I‘ve been working through a very slow bit of spring cleaning recently (yes, I’m aware that it’s now August). This has never come easily to me – it’s not so much that I want to keep a bunch of things, exactly, but the process of deciding which things to keep is frustratingly difficult. After getting through a couple of bookshelves and approximately seven percent of my closet, I decided to tackle my altar, which I’m embarrassed to admit had collected dust and random things in equal measure.
This process led, naturally, to that age-old question: “Where did all of these freaking bits come from?” Beads, bits of string, various trinkets from rituals past, a twig that I’m absolutely certain meant something from a meaningful walk in the woods some long time ago…there was a lot of stuff there, and most of it inspired more of a confused shrug than a thoughtful nod.

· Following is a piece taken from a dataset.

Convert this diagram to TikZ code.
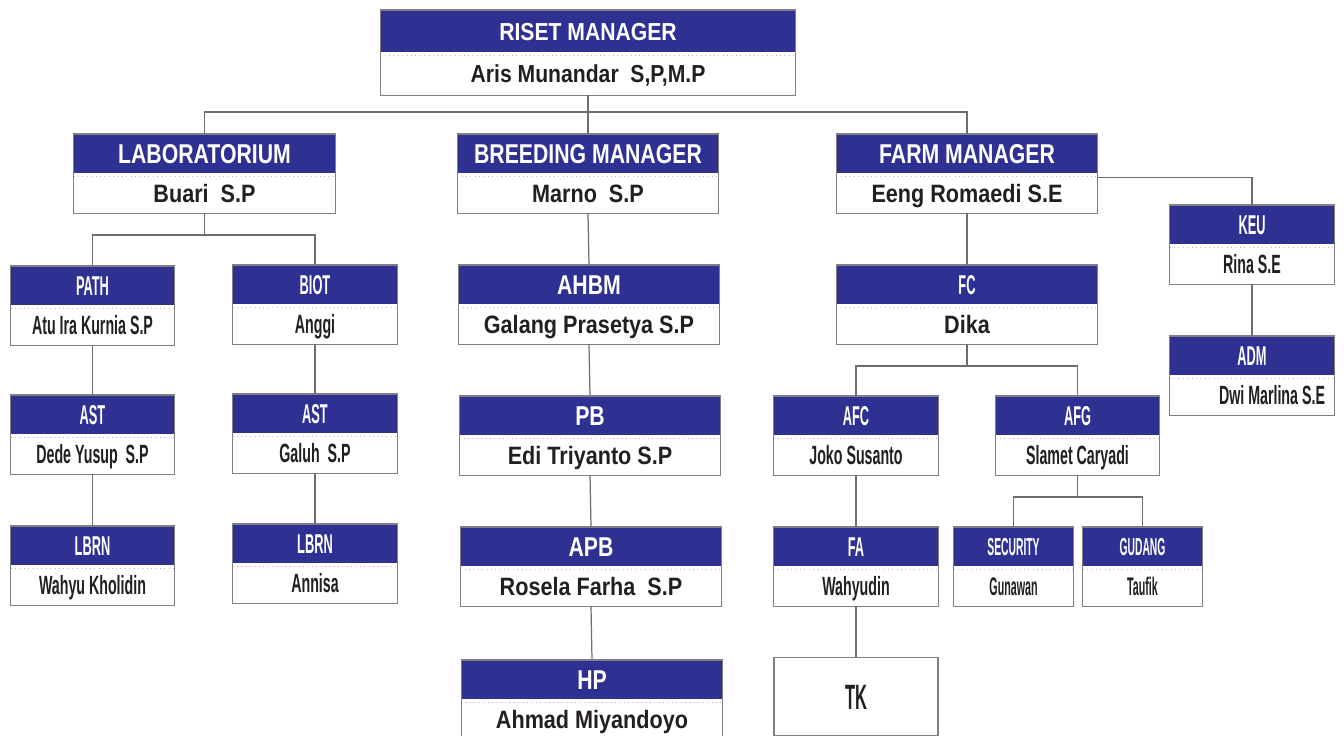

Now, none of these items qualified as clutter when I acquired them. If they hadn’t been part of a meaningful experience at the time, they wouldn’t be there, um…cluttering up my altar now. It does make me think, though. When does the awareness that something used to be meaningful stop being enough of a reason to keep it around? It sure feels like that question comes up more often these days than it used to. It could be that I’m a wiser and more thoughtful person than I used to be, or (much more likely!) it could just be that as I get older, I find that more things – relationships, hobbies, ritual detritus – slips over that edge into “Well, clearly this used to matter to me a lot, but I really couldn’t say why, exactly.”
I don’t have a good answer to the question – if I did, I wouldn’t be in the middle (okay, the beginning) stages of spring cleaning in August, would I? In this specific case, though, I found something of a solution. I picked out one bead to be a stand-in for all the other objects whose origin I couldn’t remember, and have let the others go after a grateful acknowledgement of whatever they meant to the past Jason who found them so important at one time.
This actually turned out to be a surprisingly easy process, likely because I’m at least sort of inclined to keep that altar space sacred, and I’m sort of inclined to be mindful and thoughtful about what things I keep there (not inclined enough to dust regularly, granted). I’m wondering, now, what I can do to bring even that fairly minimal sense of mindfulness to the rest of my life, or even to my closet.
That sounds like a good question to try and answer during the summer months, I think, which means that I can pencil in some time to address it sometime in November.